A deadline of the end of next month has been imposed on organisers of the 2019 Rugby World Cup in Japan to find a replacement venue following the "disappointing decision" of the Government to remove the new National Stadium from the list of venues.
Initial plans to develop a National Stadium for both the World Cup and the following year's Olympic and Paralympic Games were scrapped last month on the orders of Prime Minister Shinzō Abe as costs soared to ¥252 billion (£1.3 billion/$2 billion/€1.8 billion).
The old National Stadium, which hosted the 1964 Olympics, was demolished earlier this year.

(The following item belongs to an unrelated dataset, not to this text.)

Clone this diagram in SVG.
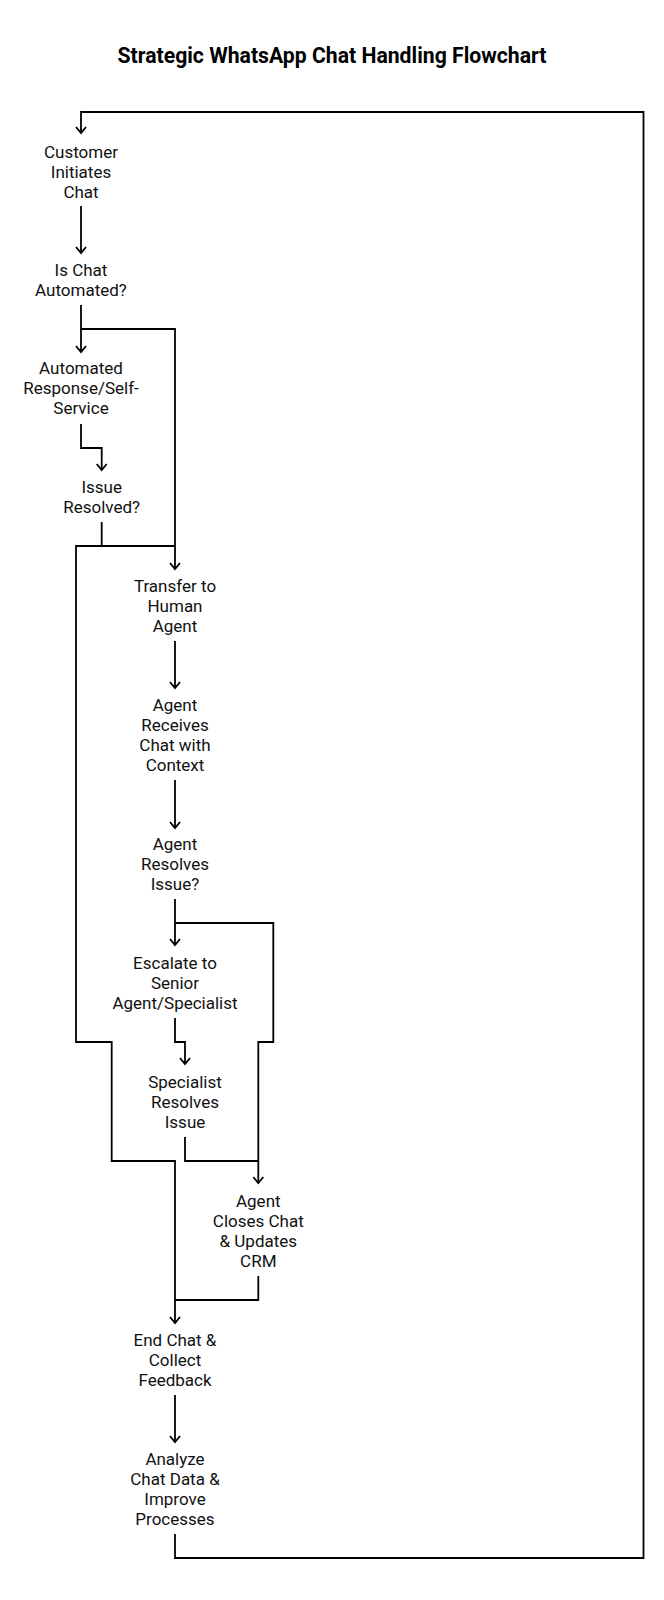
<svg xmlns="http://www.w3.org/2000/svg" width="664" height="1600" viewBox="0 0 664 1600">
<style>
.t{font-family:Roboto,"Liberation Sans",sans-serif;font-size:17px;fill:#111;text-anchor:middle}
.title{font-family:Roboto,"Liberation Sans",sans-serif;font-size:21.2px;font-weight:bold;fill:#000;text-anchor:middle}
.c{fill:none;stroke:#000;stroke-width:1.8}
.a{marker-end:url(#arr)}
</style>
<defs>
<marker id="arr" markerUnits="userSpaceOnUse" markerWidth="14" markerHeight="14" refX="7" refY="7" orient="auto" viewBox="0 0 14 14">
<path d="M1,2 L7,7 L1,12" fill="none" stroke="#000" stroke-width="1.8"/>
</marker>
</defs>
<rect width="664" height="1600" fill="#fff"/>
<text class="title" x="332" y="63">Strategic WhatsApp Chat Handling Flowchart</text>
<g id="connectors">
<path class="c a" d="M175,1534 V1558 H643.5 V112 H81 V133"/>
<path class="c a" d="M81,206 V253"/>
<path class="c a" d="M81,305 V352"/>
<path class="c a" d="M81,329 H175 V569"/>
<path class="c a" d="M81,424 V448 H101.7 V470"/>
<path class="c" d="M101.7,522 V546 H175"/>
<path class="c a" d="M101.7,546 H76 V1042 H111.7 V1161 H175 V1323"/>
<path class="c a" d="M175,641 V688"/>
<path class="c a" d="M175,780 V828"/>
<path class="c a" d="M175,899 V945"/>
<path class="c a" d="M175,923 H273.3 V1042 H258.3 V1183"/>
<path class="c a" d="M175,1018 V1042 H185 V1064"/>
<path class="c" d="M185,1137 V1161 H258.3"/>
<path class="c" d="M258.3,1276 V1300 H175"/>
<path class="c a" d="M175,1395 V1442"/>
</g>
<g id="n1"><text class="t" x="81" y="158">Customer</text><text class="t" x="81" y="178">Initiates</text><text class="t" x="81" y="198">Chat</text></g>
<g id="n2"><text class="t" x="81" y="276">Is Chat</text><text class="t" x="81" y="296">Automated?</text></g>
<g id="n3"><text class="t" x="81" y="374">Automated</text><text class="t" x="81" y="394">Response/Self-</text><text class="t" x="81" y="414">Service</text></g>
<g id="n4"><text class="t" x="101.7" y="493">Issue</text><text class="t" x="101.7" y="513">Resolved?</text></g>
<g id="n5"><text class="t" x="175" y="592">Transfer to</text><text class="t" x="175" y="612">Human</text><text class="t" x="175" y="632">Agent</text></g>
<g id="n6"><text class="t" x="175" y="711">Agent</text><text class="t" x="175" y="731">Receives</text><text class="t" x="175" y="751">Chat with</text><text class="t" x="175" y="771">Context</text></g>
<g id="n7"><text class="t" x="175" y="850">Agent</text><text class="t" x="175" y="870">Resolves</text><text class="t" x="175" y="890">Issue?</text></g>
<g id="n8"><text class="t" x="175" y="969">Escalate to</text><text class="t" x="175" y="989">Senior</text><text class="t" x="175" y="1009">Agent/Specialist</text></g>
<g id="n9"><text class="t" x="185" y="1088">Specialist</text><text class="t" x="185" y="1108">Resolves</text><text class="t" x="185" y="1128">Issue</text></g>
<g id="n10"><text class="t" x="258.3" y="1207">Agent</text><text class="t" x="258.3" y="1227">Closes Chat</text><text class="t" x="258.3" y="1247">&amp; Updates</text><text class="t" x="258.3" y="1267">CRM</text></g>
<g id="n11"><text class="t" x="175" y="1346">End Chat &amp;</text><text class="t" x="175" y="1366">Collect</text><text class="t" x="175" y="1386">Feedback</text></g>
<g id="n12"><text class="t" x="175" y="1465">Analyze</text><text class="t" x="175" y="1485">Chat Data &amp;</text><text class="t" x="175" y="1505">Improve</text><text class="t" x="175" y="1525">Processes</text></g>
</svg>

A new downscaled design is currently being drawn-up, but, despite a request from the International Olympic Committee for it to be completed by January 2020, it is not expected to be ready until March, meaning there is no chance of the Stadium being used for the World Cup.
In a strongly-worded statement today, World Rugby claimed the "new National Stadium was due to be the centrepiece of an exciting programme of 12 host venues", with its loss having "significant impact" on "critical" aspects of the tournament including "overall ticketing capacity and tournament budget".

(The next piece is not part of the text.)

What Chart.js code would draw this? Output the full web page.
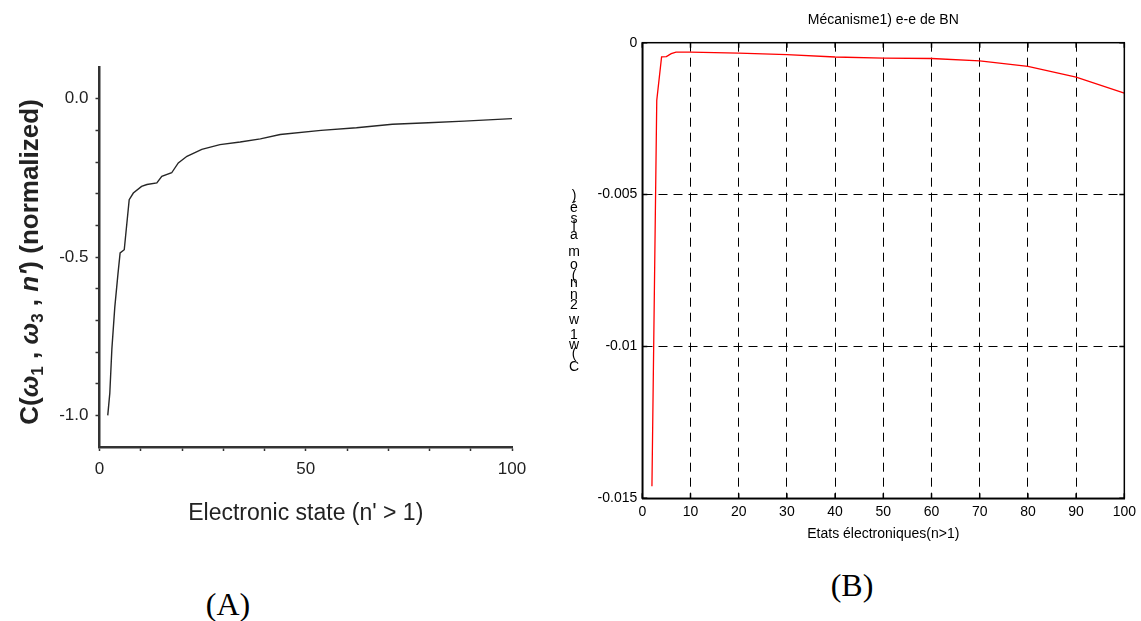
<!DOCTYPE html>
<html>
<head>
<meta charset="utf-8">
<script src="https://cdn.jsdelivr.net/npm/chart.js@4.4.1/dist/chart.umd.min.js"></script>
<style>
  body { margin: 0; background: #fff; width: 1141px; height: 621px; position: relative; overflow: hidden; }
  canvas { position: absolute; top: 0; }
  #chartA { left: 0; }
  #chartB { left: 560px; }
  .panel { position: absolute; font-family: "Liberation Serif", "Times New Roman", serif; font-size: 32px; color: #000; transform: translate(-50%, -50%); }
</style>
</head>
<body>
<canvas id="chartA" width="560" height="560"></canvas>
<canvas id="chartB" width="581" height="560"></canvas>
<div class="panel" style="left:228px; top:604px">(A)</div>
<div class="panel" style="left:852px; top:585px">(B)</div>
<script>
// (A) courbe normalisée
const statesA = [2, 2.5, 3, 3.7, 4.5, 5, 6, 7.2, 8.2, 10.2, 11.5, 13.9, 15.1, 17.5, 19.1, 21.2, 24.8, 29.2, 34.1, 39, 43.8, 53.7, 62.3, 71, 79.7, 88.4, 100];
const coefA = [-1.0, -0.93, -0.79, -0.66, -0.55, -0.487, -0.477, -0.319, -0.298, -0.277, -0.271, -0.266, -0.245, -0.234, -0.203, -0.182, -0.160, -0.145, -0.137, -0.127, -0.113, -0.100, -0.092, -0.081, -0.076, -0.071, -0.063];
const xLabelsA = [0, 50, 100];
const yLabelsA = [0, -0.5, -1.0];
// titre Y de (A) : morceaux avec italique / indice
const yTitleSegA = [
  { t: 'C(' }, { t: 'ω', it: true }, { t: '1', sub: true }, { t: ' , ' },
  { t: 'ω', it: true }, { t: '3', sub: true }, { t: ' , ' },
  { t: "n'", it: true }, { t: ') (normalized)' }
];

// (B) Mécanisme1) e-e de BN
const statesB = [2, 3, 4, 5, 6, 7, 10, 20, 30, 40, 50, 60, 70, 80, 90, 100];
const coefB = [-0.0146, -0.0019, -0.00047, -0.00046, -0.00036, -0.00031, -0.00031, -0.00034, -0.00039, -0.00047, -0.00051, -0.00052, -0.0006, -0.00078, -0.00113, -0.00166];
const xTicksB = [0, 10, 20, 30, 40, 50, 60, 70, 80, 90, 100];
const yTicksB = [0, -0.005, -0.01, -0.015];
const titleB = 'Mécanisme1) e-e de BN';
// étiquette Y (caractères empilés comme dans l'original)
const yLabelCharsB = [[')', 196], ['é', 208], ['s', 219], ['l', 227], ['a', 235], ['m', 252], ['o', 265], ['(', 276], ['n', 283], ['n', 295], ['2', 305], ['w', 320], ['1', 335], ['w', 345], ['(', 354], ['C', 367]];

const sans = '"Liberation Sans", Arial, sans-serif';

const yTitleA = {
  id: 'yTitleA',
  afterDraw(chart) {
    const { ctx } = chart;
    const fontOf = s => `${s.it ? 'italic ' : ''}bold ${s.sub ? 17 : 26}px ${sans}`;
    ctx.save();
    ctx.translate(31, 262);
    ctx.rotate(-Math.PI / 2);
    ctx.fillStyle = '#222';
    ctx.textBaseline = 'middle';
    ctx.textAlign = 'left';
    const total = yTitleSegA.reduce((w, s) => { ctx.font = fontOf(s); return w + ctx.measureText(s.t).width; }, 0);
    let x = -total / 2;
    yTitleSegA.forEach(s => {
      ctx.font = fontOf(s);
      ctx.fillText(s.t, x, s.sub ? 7 : 0);
      x += ctx.measureText(s.t).width;
    });
    ctx.restore();
  }
};

new Chart(document.getElementById('chartA'), {
  type: 'line',
  data: {
    datasets: [{
      data: statesA.map((x, i) => ({ x, y: coefA[i] })),
      borderColor: '#262626',
      borderWidth: 1.4,
      pointRadius: 0,
      tension: 0
    }]
  },
  options: {
    responsive: false,
    animation: false,
    layout: { padding: { top: 67, right: 48, left: 0, bottom: 0 } },
    plugins: { legend: { display: false }, tooltip: { enabled: false } },
    scales: {
      x: {
        type: 'linear', min: 0, max: 100,
        afterFit: s => { s.height = 113; },
        ticks: {
          stepSize: 10, autoSkip: false, maxRotation: 0, padding: 8,
          color: '#222', font: { family: sans, size: 17 },
          callback: v => xLabelsA.includes(v) ? String(v) : ''
        },
        grid: { drawOnChartArea: false, tickLength: 4, tickColor: '#333', tickWidth: 1.5 },
        border: { color: '#333', width: 2.5 },
        title: {
          display: true, text: "Electronic state (n' > 1)", color: '#222',
          font: { family: sans, size: 23 }, padding: { top: 0, bottom: 33 }
        }
      },
      y: {
        min: -1.1, max: 0.1,
        afterFit: s => { s.width = 99.5; },
        afterBuildTicks: s => { s.ticks = s.ticks.filter(t => t.value < 0.05 && t.value > -1.05); },
        ticks: {
          stepSize: 0.1, autoSkip: false, padding: 7,
          color: '#222', font: { family: sans, size: 17 },
          callback: v => {
            const r = Math.round(v * 10) / 10;
            return yLabelsA.includes(r) ? (r === 0 ? '0.0' : r.toFixed(1)) : '';
          }
        },
        grid: { drawOnChartArea: false, tickLength: 4, tickColor: '#333', tickWidth: 1.5 },
        border: { color: '#333', width: 2.5 }
      }
    }
  },
  plugins: [yTitleA]
});

// cadre, petites graduations intérieures, titre et étiquette Y de (B)
const frameB = {
  id: 'frameB',
  afterDraw(chart) {
    const { ctx, chartArea: a, scales: { x, y } } = chart;
    ctx.save();
    ctx.strokeStyle = '#000';
    ctx.lineWidth = 1.5;
    ctx.strokeRect(a.left, a.top, a.right - a.left, a.bottom - a.top);
    ctx.beginPath();
    xTicksB.forEach(v => {
      const px = x.getPixelForValue(v);
      ctx.moveTo(px, a.top); ctx.lineTo(px, a.top + 5);
      ctx.moveTo(px, a.bottom); ctx.lineTo(px, a.bottom - 5);
    });
    yTicksB.forEach(v => {
      const py = y.getPixelForValue(v);
      ctx.moveTo(a.left, py); ctx.lineTo(a.left + 5, py);
      ctx.moveTo(a.right, py); ctx.lineTo(a.right - 5, py);
    });
    ctx.stroke();
    ctx.fillStyle = '#000';
    ctx.font = '14px ' + sans;
    ctx.textAlign = 'center';
    ctx.textBaseline = 'middle';
    ctx.fillText(titleB, (a.left + a.right) / 2, 20);
    ctx.font = '14px ' + sans;
    yLabelCharsB.forEach(([c, py]) => ctx.fillText(c, 14, py));
    ctx.restore();
  }
};

new Chart(document.getElementById('chartB'), {
  type: 'line',
  data: {
    datasets: [{
      data: statesB.map((x, i) => ({ x, y: coefB[i] })),
      borderColor: 'rgb(255,0,0)',
      borderWidth: 1.3,
      pointRadius: 0,
      tension: 0
    }]
  },
  options: {
    responsive: false,
    animation: false,
    layout: { padding: { top: 42.7, right: 13.7, left: 0, bottom: 0 } },
    plugins: { legend: { display: false }, tooltip: { enabled: false } },
    scales: {
      x: {
        type: 'linear', min: 0, max: 100,
        afterFit: s => { s.height = 61.7; },
        ticks: {
          stepSize: 10, autoSkip: false, maxRotation: 0, padding: 5,
          color: '#000', font: { family: sans, size: 14 }
        },
        grid: { color: '#000', lineWidth: 1, drawTicks: false },
        border: { color: '#000', width: 1.5, dash: [9, 6] },
        title: {
          display: true, text: 'Etats électroniques(n>1)', color: '#000',
          font: { family: sans, size: 14 }, padding: { top: 0, bottom: 17.6 }
        }
      },
      y: {
        min: -0.015, max: 0,
        afterFit: s => { s.width = 82.3; },
        ticks: {
          stepSize: 0.005, autoSkip: false, padding: 5,
          color: '#000', font: { family: sans, size: 14 },
          callback: v => String(Math.round(v * 1000) / 1000 || 0)
        },
        grid: { color: '#000', lineWidth: 1, drawTicks: false },
        border: { color: '#000', width: 1.5, dash: [9, 6] }
      }
    }
  },
  plugins: [frameB]
});
</script>
</body>
</html>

They added: "These are critical to an event that is the lifeblood of the game, underpinning its growth worldwide and the financial support of 120 national rugby Federations."
Following "detailed and positive consultation" with organisers, World Rugby is seeking "formal reassurance regarding the following key hosting criteria by the end of September in order to undertake a thorough review and analysis of the information".
This will consist of both a "revised detailed host venue proposal that delivers exceptional team and fan experience, maximising opportunities for fans to be a part of rugby’s showcase event", as well as a "revised tournament budget with appropriate financial security".
"World Rugby remains confident that the criteria can be met by the Japan Rugby 2019 Organising Committee and that the first Rugby World Cup in Asia will be a resounding success," the statement concluded.
Japan 2019 are yet to publicly react to the statement but have previously said they are in the process of finding an alternative venue.
A possible ray of light was provided yesterday after Zaha Hadid Architects, the British-based firm that designed the abandoned plans, announced that if they are chosen to adopt a new plan they could still complete the work in time so that the Stadium could, after all, host the Rugby World Cup.
Their new design would include no air conditioning for spectator seating as well as a smaller capacity than the original 80,000 proposed.